───── Data for this task

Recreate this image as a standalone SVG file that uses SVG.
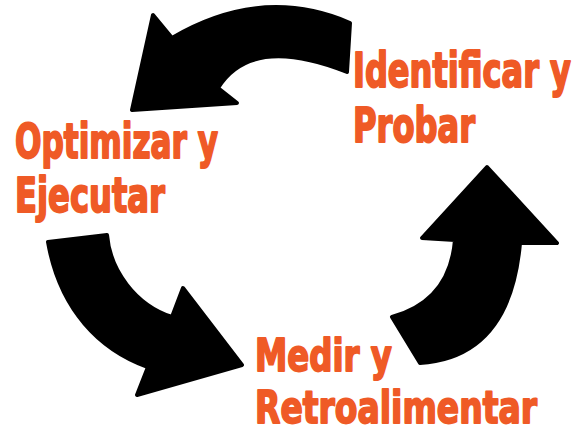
<svg xmlns="http://www.w3.org/2000/svg" width="579" height="434" viewBox="0 0 579 434">
<style>
.lbl{font-family:"Liberation Sans Narrow","DejaVu Sans Condensed","Liberation Sans",sans-serif;font-weight:bold;font-size:35px;fill:#EF5A26;stroke:#EF5A26;stroke-width:1.4;stroke-linejoin:round}
.arr{fill:#000;stroke:#000;stroke-width:4;stroke-linejoin:round}
</style>
<rect width="579" height="434" fill="#fff"/>
<g id="connectors">
<path class="arr" d="M350,23 Q262,-15 172,38 L153,15 L132,110 L237,103 L218,88 Q251,34 347,72 Z"/>
<path class="arr" d="M487,167 L557,243 L520,243 Q510,357 420,363 L392,317 Q450,301 455,240 L422,238 Z"/>
<path class="arr" d="M48,242 L107,235 C110,270 135,305 172,317 L183,288 L242,365 L137,395 L148,367 C100,350 60,310 48,242 Z"/>
</g>
<g id="node-identificar">
<text class="lbl" transform="translate(353,87) scale(1,1.35)" textLength="218" lengthAdjust="spacingAndGlyphs">Identificar y</text>
<text class="lbl" transform="translate(353,142) scale(1,1.35)" textLength="122" lengthAdjust="spacingAndGlyphs">Probar</text>
</g>
<g id="node-optimizar">
<text class="lbl" transform="translate(15,158) scale(1,1.35)" textLength="203" lengthAdjust="spacingAndGlyphs">Optimizar y</text>
<text class="lbl" transform="translate(15,212) scale(1,1.35)" textLength="150" lengthAdjust="spacingAndGlyphs">Ejecutar</text>
</g>
<g id="node-medir">
<text class="lbl" transform="translate(255,371) scale(1,1.25)" textLength="137" lengthAdjust="spacingAndGlyphs">Medir y</text>
<text class="lbl" transform="translate(255,423) scale(1,1.25)" textLength="282" lengthAdjust="spacingAndGlyphs">Retroalimentar</text>
</g>
</svg>
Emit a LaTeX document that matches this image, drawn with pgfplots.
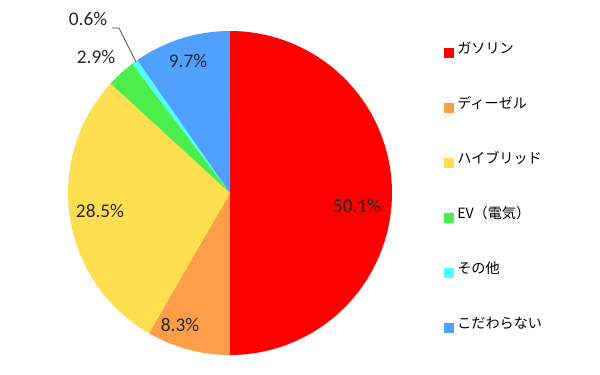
\documentclass[border=0pt]{standalone}
\usepackage{pgfplots}
\pgfplotsset{compat=1.18}
\usepackage{fontspec}
\setmainfont{Carlito}
\newfontfamily\jp{Noto Sans CJK JP}
\definecolor{cGas}{RGB}{255,0,0}
\definecolor{cDie}{RGB}{255,158,72}
\definecolor{cHyb}{RGB}{255,222,80}
\definecolor{cEV}{RGB}{76,238,76}
\definecolor{cOth}{RGB}{80,255,255}
\definecolor{cNon}{RGB}{80,160,255}
\definecolor{txt}{RGB}{38,38,38}
% slice: colour, cumulative start (%), cumulative end (%); total = 100.1
\newcommand\slice[3]{%
  \addplot[draw=none, fill=#1, domain={90-360*#3/100.1}:{90-360*#2/100.1}, samples=90, variable=\t]
    ({230+162*cos(\t)},{182+162*sin(\t)}) -- (230,182) -- cycle;}
\newcommand\legitem[3]{%
  \addplot[only marks, mark=square*, mark size=3.5pt, color=#1] coordinates {(449,#2)};
  \node[anchor=west, text=black, font=\jp\fontsize{10.6}{12}\selectfont, inner sep=0pt] at (457,#2+5) {#3};}
\begin{document}
\begin{tikzpicture}
\begin{axis}[scale only axis, width=450pt, height=281.25pt,
  xmin=0, xmax=600, ymin=0, ymax=375, hide axis, clip=false]
\path (0,0) rectangle (600,375);
% values: 50.1, 8.3, 28.5, 2.9, 0.6, 9.7
\slice{cGas}{0}{50.1}
\slice{cDie}{50.1}{58.4}
\slice{cHyb}{58.4}{86.9}
\slice{cEV}{86.9}{89.8}
\slice{cOth}{89.8}{90.4}
\slice{cNon}{90.4}{100.1}
\addplot[draw=black!70, line width=0.6pt] coordinates {(112,347) (119,347) (136,313)};
\begin{scope}[every node/.style={text=txt, font=\fontsize{14.5}{16}\selectfont, inner sep=0pt}]
\node at (357,169) {50.1\%};
\node at (180,50) {8.3\%};
\node at (100,164) {28.5\%};
\node at (96,318) {2.9\%};
\node at (88,356) {0.6\%};
\node at (188,314) {9.7\%};
\end{scope}
\legitem{cGas}{322}{ガソリン}
\legitem{cDie}{267}{ディーゼル}
\legitem{cHyb}{212}{ハイブリッド}
\legitem{cEV}{157}{EV（電気）}
\legitem{cOth}{102}{その他}
\legitem{cNon}{47}{こだわらない}
\end{axis}
\end{tikzpicture}
\end{document}
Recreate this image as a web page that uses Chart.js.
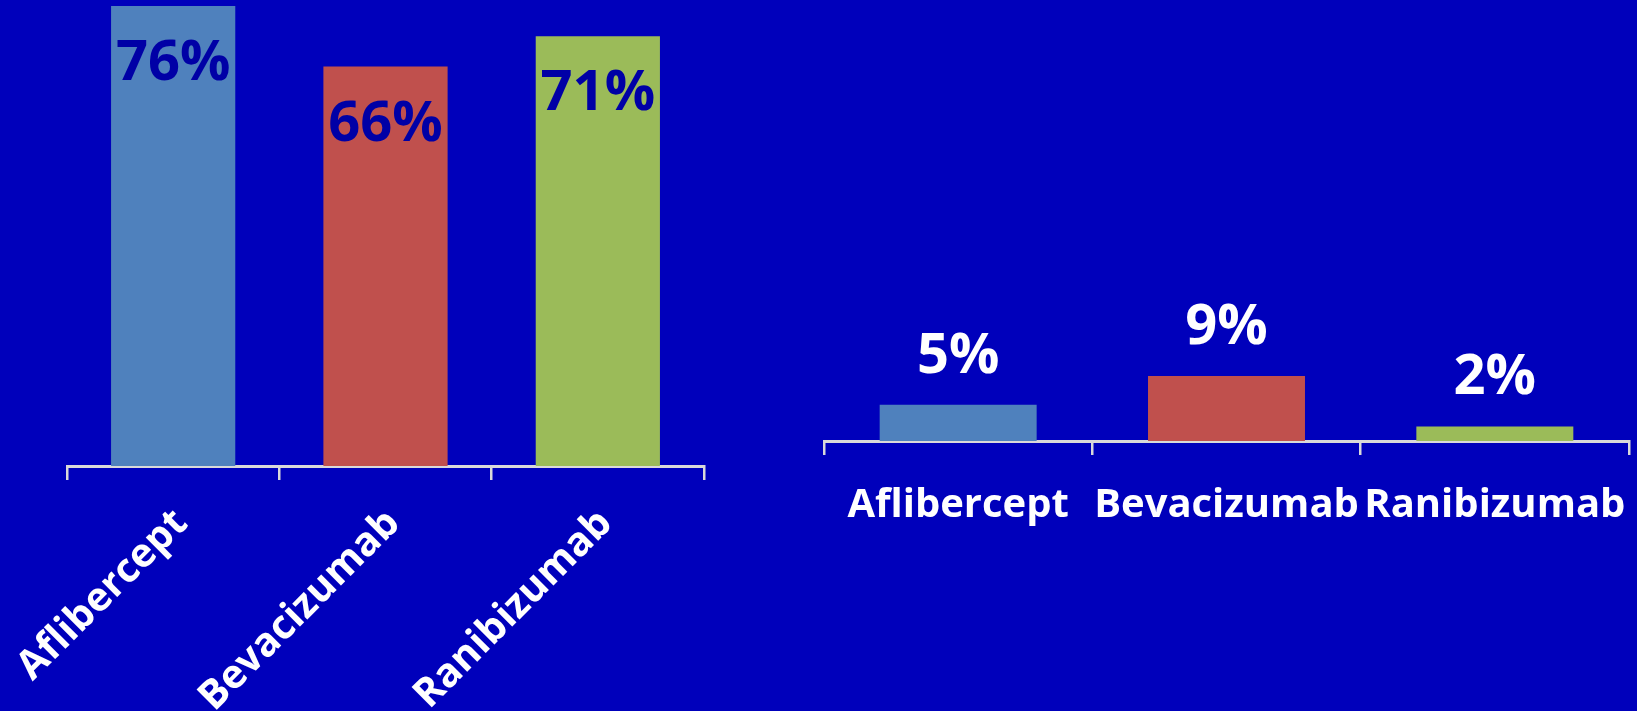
<!DOCTYPE html>
<html lang="en">

<head>
  <meta charset="UTF-8" />
  <title>Anti-VEGF results</title>
  <script src="https://cdn.jsdelivr.net/npm/chart.js"></script>
  <style>
    html, body {
      margin: 0;
      padding: 0;
      background: #0000bb;
      width: 1637px;
      height: 711px;
      overflow: hidden;
    }
    .panel {
      position: absolute;
      top: 0;
      height: 711px;
    }
    #leftPanel { left: 0; width: 720px; }
    #rightPanel { left: 760px; width: 877px; }
  </style>
</head>

<body>
  <div class="panel" id="leftPanel"><canvas id="chartLeft" width="720" height="711"></canvas></div>
  <div class="panel" id="rightPanel"><canvas id="chartRight" width="877" height="711"></canvas></div>

  <script>
    const drugs = ['Aflibercept', 'Bevacizumab', 'Ranibizumab'];
    const leftValues = [76, 66, 71];
    const rightValues = [5, 9, 2];
    const barColors = ['#4f81bd', '#c0504d', '#9bbb59'];

    const FONT = '"Open Sans", "Liberation Sans", sans-serif';
    const axisGray = '#d9d9d9';

    // writes "NN%" on each bar; inside (offset > 0) or above (offset < 0)
    function valueLabels(color, offset) {
      return {
        id: 'valueLabels',
        afterDatasetsDraw(chart) {
          const ctx = chart.ctx;
          const meta = chart.getDatasetMeta(0);
          const vals = chart.data.datasets[0].data;
          ctx.save();
          ctx.font = 'bold 56px ' + FONT;
          ctx.fillStyle = color;
          ctx.textAlign = 'center';
          ctx.textBaseline = 'middle';
          meta.data.forEach((bar, i) => {
            ctx.fillText(vals[i] + '%', bar.x, bar.y + offset);
          });
          ctx.restore();
        }
      };
    }

    function makeChart(id, values, yMax, axisHeight, pad, tickOpts, labelPlugin) {
      return new Chart(document.getElementById(id), {
        type: 'bar',
        data: {
          labels: drugs,
          datasets: [{
            data: values,
            backgroundColor: barColors,
            borderWidth: 0,
            barPercentage: 0.585,
            categoryPercentage: 1
          }]
        },
        options: {
          responsive: false,
          animation: false,
          devicePixelRatio: 1,
          layout: { padding: pad },
          plugins: {
            legend: { display: false },
            tooltip: { enabled: false }
          },
          scales: {
            y: { display: false, min: 0, max: yMax },
            x: {
              offset: true,
              border: { display: true, color: axisGray, width: 3 },
              grid: {
                offset: true,
                drawOnChartArea: false,
                drawTicks: true,
                tickLength: 14,
                color: axisGray,
                lineWidth: 2.5
              },
              ticks: Object.assign({
                color: '#ffffff',
                autoSkip: false
              }, tickOpts),
              afterFit(scale) {
                scale.height = axisHeight;
                scale.paddingLeft = 0;
                scale.paddingRight = 0;
              }
            }
          }
        },
        plugins: [labelPlugin]
      });
    }

    // left: share at month 12, labels inside the bars
    makeChart('chartLeft', leftValues, 77, 245,
      { left: 67, right: 16, top: 0, bottom: 0 },
      { minRotation: 45, maxRotation: 45, padding: 20, labelOffset: 8, font: { family: FONT, weight: 'bold', size: 40 } },
      valueLabels('#0000a6', 58));

    // right: small percentages, labels above the bars
    makeChart('chartRight', rightValues, 61, 270,
      { left: 64, right: 8, top: 0, bottom: 0 },
      { minRotation: 0, maxRotation: 0, padding: 27, font: { family: FONT, weight: 'bold', size: 40 } },
      valueLabels('#ffffff', -48));
  </script>
</body>

</html>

──────────

What you have to do =
Word for word, retype the lines in the entries above that run from the one with "Recreate this image as a web" through the one with "const axisGray = '#d9d9d9';". Both ends count; pictures do not.

Written answer =
Recreate this image as a web page that uses Chart.js.
<!DOCTYPE html>
<html lang="en">

<head>
  <meta charset="UTF-8" />
  <title>Anti-VEGF results</title>
  <script src="https://cdn.jsdelivr.net/npm/chart.js"></script>
  <style>
    html, body {
      margin: 0;
      padding: 0;
      background: #0000bb;
      width: 1637px;
      height: 711px;
      overflow: hidden;
    }
    .panel {
      position: absolute;
      top: 0;
      height: 711px;
    }
    #leftPanel { left: 0; width: 720px; }
    #rightPanel { left: 760px; width: 877px; }
  </style>
</head>

<body>
  <div class="panel" id="leftPanel"><canvas id="chartLeft" width="720" height="711"></canvas></div>
  <div class="panel" id="rightPanel"><canvas id="chartRight" width="877" height="711"></canvas></div>

  <script>
    const drugs = ['Aflibercept', 'Bevacizumab', 'Ranibizumab'];
    const leftValues = [76, 66, 71];
    const rightValues = [5, 9, 2];
    const barColors = ['#4f81bd', '#c0504d', '#9bbb59'];

    const FONT = '"Open Sans", "Liberation Sans", sans-serif';
    const axisGray = '#d9d9d9';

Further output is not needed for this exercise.